We stayed up to midnight one night and scored a tour. I excitedly told the kids
about it at breakfast. They yawned. Phil wrote directly to the visitors’ center
and got a longer tour, which we ended up taking. Once there, we realized experiments
were soon to start. With the accelerator running, no tours will be available
for the next couple of years. We really felt like we scored some amazing
tickets; sell out performance of a farewell tour. Well, kind of.
Scientists from 22 member countries make up CERN, which
started in 1954 with only 12 members. All sorts of technologies have come out
of CERN, including the original computer on which the first web page was
created.

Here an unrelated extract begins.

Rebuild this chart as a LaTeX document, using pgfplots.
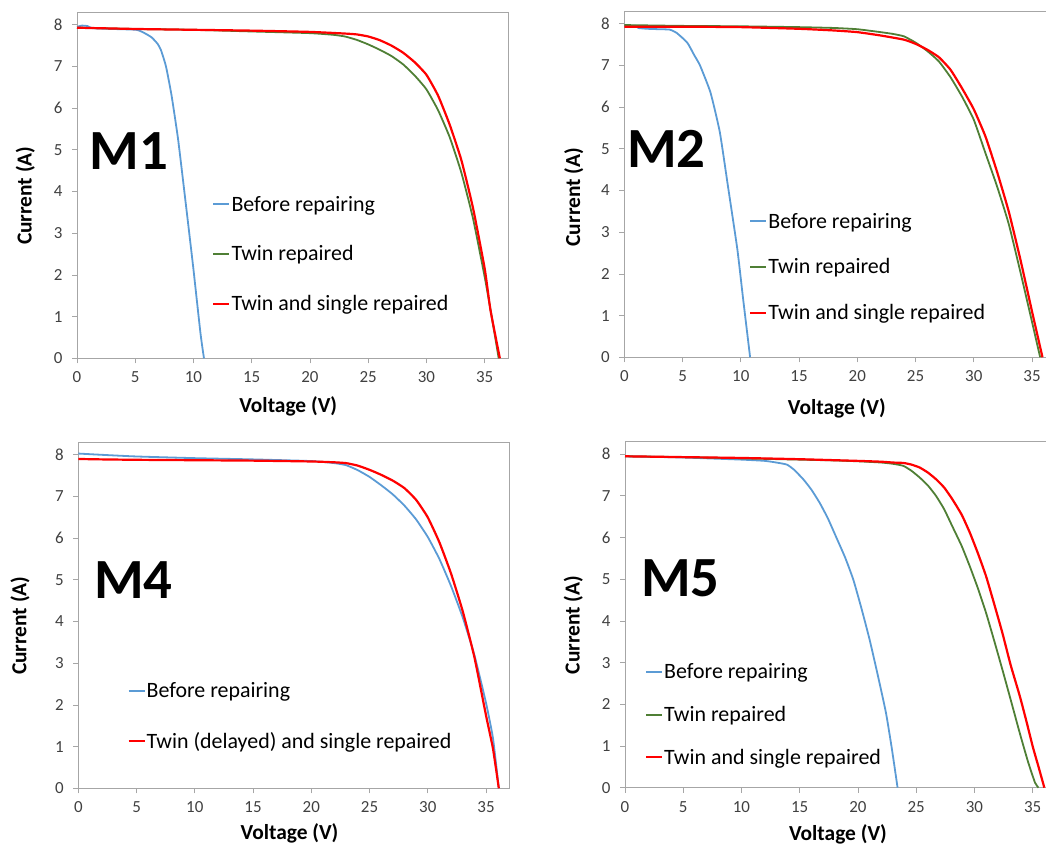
\documentclass[border=0pt]{standalone}
\usepackage{fontspec}
\setmainfont{Carlito}
\usepackage{pgfplots}
\pgfplotsset{compat=1.18}
\definecolor{axisgray}{HTML}{A6A6A6}
\definecolor{cblue}{HTML}{5B9BD5}
\definecolor{cgreen}{HTML}{4F7F35}
\definecolor{cred}{HTML}{FF0000}
\definecolor{ticktext}{HTML}{404040}
\pgfplotsset{panel/.style={
  scale only axis, width=431bp, height=346bp,
  xmin=0, xmax=37, ymin=0, ymax=8.3,
  xtick={0,5,...,35}, ytick={0,1,...,8},
  axis line style={draw=axisgray, line width=0.8bp},
  tick style={draw=axisgray, line width=0.8bp},
  tick align=outside, major tick length=5bp,
  xtick pos=bottom, ytick pos=left,
  tick label style={font=\fontsize{17}{20}\selectfont, text=ticktext},
  xticklabel style={yshift=-5bp},
  yticklabel style={xshift=-6bp},
  /pgf/number format/assume math mode=true,
  label style={font=\bfseries\fontsize{21.5}{25}\selectfont},
  xlabel={Voltage (V)}, ylabel={Current (A)},
  legend cell align=left,
  legend style={draw=none, fill=none, inner sep=0pt, font=\fontsize{22}{26}\selectfont, anchor=west, nodes={inner sep=1bp}},
  legend image code/.code={\draw[##1] (0bp,0bp) -- (16bp,0bp);},
  every axis plot/.append style={line join=round, smooth, tension=0.3},
  clip=false,
}}
\pgfplotsset{
  bl/.style={color=cblue, line width=1.8bp},
  gr/.style={color=cgreen, line width=1.8bp},
  rd/.style={color=cred, line width=2.2bp},
}
\begin{document}
\begin{tikzpicture}
\useasboundingbox (0,0) rectangle (1046bp,847bp);
\clip (0,0) rectangle (1046bp,847bp);
% ---------------- M1 ----------------
\begin{axis}[panel, at={(77bp,488.7bp)}, anchor=south west,
  xlabel style={at={(axis description cs:0.49,-0.14)}, anchor=center},
  ylabel style={at={(axis description cs:-0.12,0.47)}, anchor=center},
  legend style={at={(axis cs:11.6,2.5)}, row sep=31bp}]
\addplot[bl] coordinates {(0,7.95)(0.4,7.98)(0.9,7.97)(1.3,7.92)(3,7.9)(5.1,7.88)(5.8,7.8)(6.4,7.7)(6.9,7.55)(7.2,7.4)(7.64,7.0)(8.12,6.3)(8.68,5.25)(9.3,3.8)(9.97,2.2)(10.6,0.6)(10.9,0)};
\addplot[gr] coordinates {(0,7.93)(5,7.9)(10,7.88)(15,7.84)(20,7.8)(22,7.76)(23,7.72)(24,7.64)(25,7.53)(26,7.4)(27,7.25)(28,7.05)(29,6.78)(30,6.45)(31,5.95)(32,5.3)(33,4.45)(34,3.35)(35,1.95)(35.6,1.0)(36.2,0)};
\addplot[rd] coordinates {(0,7.93)(5,7.9)(10,7.88)(15,7.86)(20,7.83)(23,7.79)(24,7.77)(25,7.72)(26,7.63)(27,7.5)(28,7.33)(29,7.1)(30,6.8)(31,6.3)(32,5.6)(33,4.75)(34,3.6)(35,2.15)(35.5,1.15)(36.3,0)};
\legend{Before repairing, Twin repaired, Twin and single repaired}
\node[anchor=base west, inner sep=0pt, font=\bfseries\fontsize{57}{60}\selectfont] at (axis cs:1.05,4.53) {M1};
\end{axis}
% ---------------- M2 ----------------
\begin{axis}[panel, at={(624.3bp,489.7bp)}, anchor=south west,
  xlabel style={at={(axis description cs:0.493,-0.147)}, anchor=center},
  ylabel style={at={(axis description cs:-0.117,0.463)}, anchor=center},
  legend style={at={(axis cs:10.7,2.165)}, row sep=27bp}]
\addplot[bl] coordinates {(0,7.95)(1,7.95)(1.2,7.9)(2,7.88)(3,7.87)(3.9,7.86)(4.5,7.78)(5.4,7.55)(6,7.25)(6.5,7.0)(7.4,6.35)(8.2,5.4)(8.9,4.1)(9.7,2.6)(10.2,1.4)(10.8,0)};
\addplot[gr] coordinates {(0,7.97)(5,7.95)(10,7.94)(15,7.92)(18,7.9)(20,7.87)(22,7.8)(23,7.76)(24,7.7)(25,7.55)(26,7.35)(27,7.1)(28,6.72)(29,6.25)(30,5.7)(31,4.9)(32,4.1)(33,3.2)(34,2.05)(35,0.85)(35.7,0)};
\addplot[rd] coordinates {(0,7.93)(5,7.93)(10,7.92)(15,7.88)(18,7.84)(20,7.8)(22,7.72)(24,7.62)(25,7.52)(26,7.38)(27,7.2)(28,6.9)(29,6.45)(30,5.95)(31,5.3)(32,4.45)(33,3.5)(34,2.35)(35,1.1)(35.9,0)};
\legend{Before repairing, Twin repaired, Twin and single repaired}
\node[anchor=base west, inner sep=0pt, font=\bfseries\fontsize{57}{60}\selectfont] at (axis cs:0.23,4.55) {M2};
\end{axis}
% ---------------- M4 ----------------
\begin{axis}[panel, at={(78.3bp,58.7bp)}, anchor=south west,
  xlabel style={at={(axis description cs:0.49,-0.129)}, anchor=center},
  ylabel style={at={(axis description cs:-0.135,0.47)}, anchor=center},
  legend style={at={(axis cs:4.2,1.73)}, row sep=31.5bp}]
\addplot[bl] coordinates {(0,8.03)(2,8.0)(5,7.96)(10,7.92)(15,7.89)(20,7.85)(22,7.8)(23,7.75)(24,7.63)(25,7.47)(26,7.27)(27,7.05)(28,6.78)(29,6.45)(30,6.03)(31,5.5)(32,4.85)(33,4.1)(34,3.2)(35,2.05)(35.6,1.2)(36.1,0)};
\addplot[rd] coordinates {(0,7.9)(2,7.89)(5,7.88)(10,7.87)(15,7.86)(20,7.84)(22,7.82)(23,7.8)(24,7.74)(25,7.64)(26,7.52)(27,7.38)(28,7.2)(29,6.92)(30,6.5)(31,5.9)(32,5.15)(33,4.25)(34,3.15)(35,1.75)(35.6,0.95)(36.1,0)};
\legend{Before repairing, Twin (delayed) and single repaired}
\node[anchor=base west, inner sep=0pt, font=\bfseries\fontsize{57}{60}\selectfont] at (axis cs:1.35,4.56) {M4};
\end{axis}
% ---------------- M5 ----------------
\begin{axis}[panel, at={(625bp,59.3bp)}, anchor=south west,
  xlabel style={at={(axis description cs:0.494,-0.136)}, anchor=center},
  ylabel style={at={(axis description cs:-0.12,0.47)}, anchor=center},
  legend style={at={(axis cs:1.7,1.75)}, row sep=24bp}]
\addplot[bl] coordinates {(0,7.95)(5,7.92)(10,7.87)(12,7.84)(13,7.8)(13.9,7.75)(14.5,7.63)(15.3,7.4)(16,7.15)(16.7,6.84)(17.4,6.47)(18.1,6.03)(18.9,5.52)(19.6,4.99)(20.3,4.3)(21,3.55)(21.7,2.7)(22.4,1.8)(22.9,0.95)(23.4,0)};
\addplot[gr] coordinates {(0,7.95)(5,7.93)(10,7.9)(15,7.87)(18,7.85)(20,7.83)(22,7.8)(23,7.77)(23.9,7.72)(24.6,7.6)(25.3,7.44)(26,7.25)(26.7,7.0)(27.4,6.68)(28.1,6.27)(28.9,5.8)(29.6,5.31)(30.3,4.78)(31,4.19)(31.7,3.52)(32.4,2.83)(33.1,2.12)(33.9,1.3)(34.6,0.62)(35.2,0.12)(35.5,0)};
\addplot[rd] coordinates {(0,7.95)(5,7.93)(10,7.91)(15,7.88)(20,7.84)(22,7.82)(23,7.8)(23.9,7.79)(24.6,7.75)(25.3,7.68)(26,7.56)(26.7,7.4)(27.4,7.2)(28.1,6.92)(28.9,6.55)(29.6,6.12)(30.3,5.62)(31,5.07)(31.7,4.4)(32.4,3.71)(33.1,2.95)(33.9,2.19)(34.5,1.55)(35,0.99)(35.5,0.5)(36,0)};
\legend{Before repairing, Twin repaired, Twin and single repaired}
\node[anchor=base west, inner sep=0pt, font=\bfseries\fontsize{57}{60}\selectfont] at (axis cs:1.37,4.58) {M5};
\end{axis}
\end{tikzpicture}
\end{document}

And they claim the world wide web was developed out of a system of
communication between their member scientists. The main facility at CERN is the
Large Hadron Collider, which runs underground in a 17 kilometer loop beneath
the idyllic French and Swiss countryside. We learned how 2 beams of protons
(from hydrogen gas) were accelerated (magnets, vacuums and helium) and crashed
into each other, going in opposite directions.
And the kids kept asking when we got to go underground.
Underground was our next stop, the CMS (Compact Muon Solenoid) detector. We
learned these protons are clumped together in a bunch with 100 billion protons
in a bunch, 2,800 bunches zooming around the loop. We were told that collisions
between protons can make 1000 particles and CMS takes 100 million snapshots per
second of which only 100 pictures of particles per second are saved. With that,
we put on our hard hats and took an elevator down deep, down 100 meters. It was
breath taking. And just where the Higgs-Boson particle was captured for the
first time two years ago.
Moving around the tour, we passed from Switzerland into
France and back again. The first physicist we were with was a Spanish guy and
the second a Chinese woman. They both loved working at CERN and living in
Switzerland. On our
long car ride, Tori had an assignment to write a poem- in French-and read the book Hatchett in German. Tori often says she
doesn’t want to be a translator when she grows up. I told the kids to consider
being a physicist at CERN and using their languages there. The girls rolled their eyes but Adam said maybe, but
only an experimental physicist, not a theoretical one. He definitely got the excitement of smashing
two beams of protons together and that was the main thing.